Lichen and Rue; pioneering colonisers of the shingle.
The Lighthouses.
The new lighthouse is apparently the latest in a succession of six, built to replace earlier lights left landlocked by the growing shingle spit.

The latest Dungeness light.

The new light and old lookout shed.
Next to the old lighthouse, which is built in traditional style and is open to the public, is the round house, which is the base structure of an earlier light.

Old lighthouse, round house and coast guard cottages.
Fishing.
There is an active fishing port at Dungeness point and in the absence of anything resembling a proper harbour, the boats, quite big some of them, are hauled up the steep shingle banks on iron sleds. The photograph below was shot through the rusted hulk of an old tractor, probably used to haul up the boats many years ago and now left as a reminder of times past for the men and women who daily work this beach; left to slowly dissolve into the sea. Any other place and the old tractor would be considered an eyesore and quite rightly, dragged off to a scrap yard but here it seems to fit into the landscape and somehow looks right.

Fishing boat beached at Dungeness point.
Tough shingle coloniser; the Sea Kale.
The shingle banks closest to the sea are a hostile environment for most plants and few are able to survive here. One that flourishes however is Sea Kale, a relative of the cabbage and a huge plant over a metre across when fully grown, with wavy edged blue-green leaves, sending up large flower spikes crowned with masses of white flowers.

Sea Kale seedling sprouting through fisherman's plastic matting.

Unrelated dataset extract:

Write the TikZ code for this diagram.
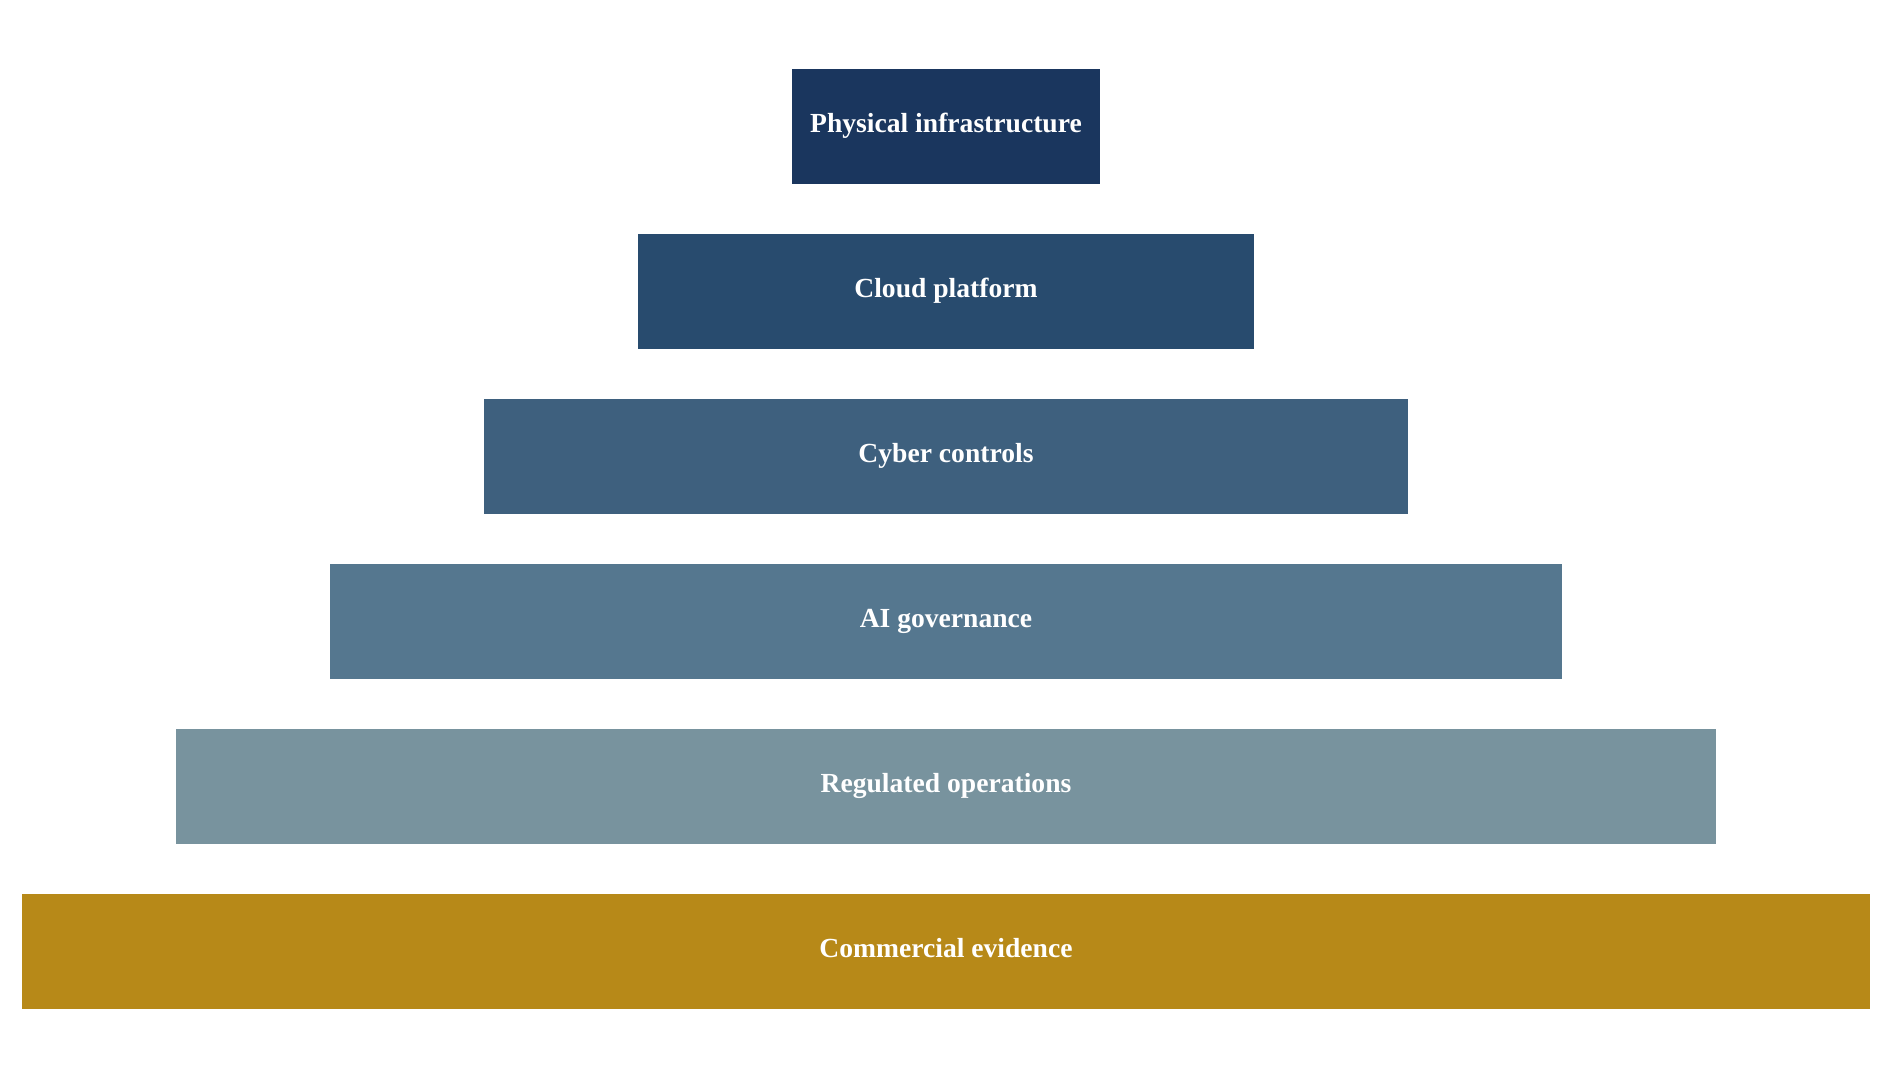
\documentclass[tikz,border=0pt]{standalone}
\usepackage{fontspec}
\setmainfont{Liberation Serif}
\definecolor{c1}{RGB}{26,54,94}
\definecolor{c2}{RGB}{40,75,110}
\definecolor{c3}{RGB}{62,96,126}
\definecolor{c4}{RGB}{85,119,143}
\definecolor{c5}{RGB}{120,147,158}
\definecolor{c6}{RGB}{183,137,24}
\tikzset{
  layerbox/.style={rectangle, inner sep=0pt, minimum height=114.7pt, text=white,
    text height=19pt, text depth=7.4pt,
    font=\fontsize{27.6}{33}\selectfont\bfseries}
}
\begin{document}
\begin{tikzpicture}[x=1pt,y=-1pt]
\useasboundingbox (0,0) rectangle (1892,1078);
\node[layerbox, fill=c1, minimum width=308pt]  (l1) at (946,126.4) {Physical infrastructure};
\node[layerbox, fill=c2, minimum width=616pt]  (l2) at (946,291.4) {Cloud platform};
\node[layerbox, fill=c3, minimum width=924pt]  (l3) at (946,456.4) {Cyber controls};
\node[layerbox, fill=c4, minimum width=1232pt] (l4) at (946,621.4) {AI governance};
\node[layerbox, fill=c5, minimum width=1540pt] (l5) at (946,786.4) {Regulated operations};
\node[layerbox, fill=c6, minimum width=1848pt] (l6) at (946,951.4) {Commercial evidence};
\end{tikzpicture}
\end{document}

Sea Kale and the man made artifacts of Dungeness point.
A few hundred years ago, the whole of Dungeness point was under the sea and although it has an air of permanance now, it is constantly being reshaped by coastal drift. Because of this, there is a continuous stream of heavy lorries collecting shingle from the east coast of the spit and recycling it on the west coast to help maintain the structure. Worthwhile when there are a total of four nuclear reactors to safeguard and with global warming a reality and a rise in sea levels on the cards, those lorries are going to be kept pretty busy.
At Dungeness you can't help thinking that in a few more hundred years this will all be under the sea again and all its history and industry will disappear along with its wildlife. Let's hope that those reactors are cleaned up in time.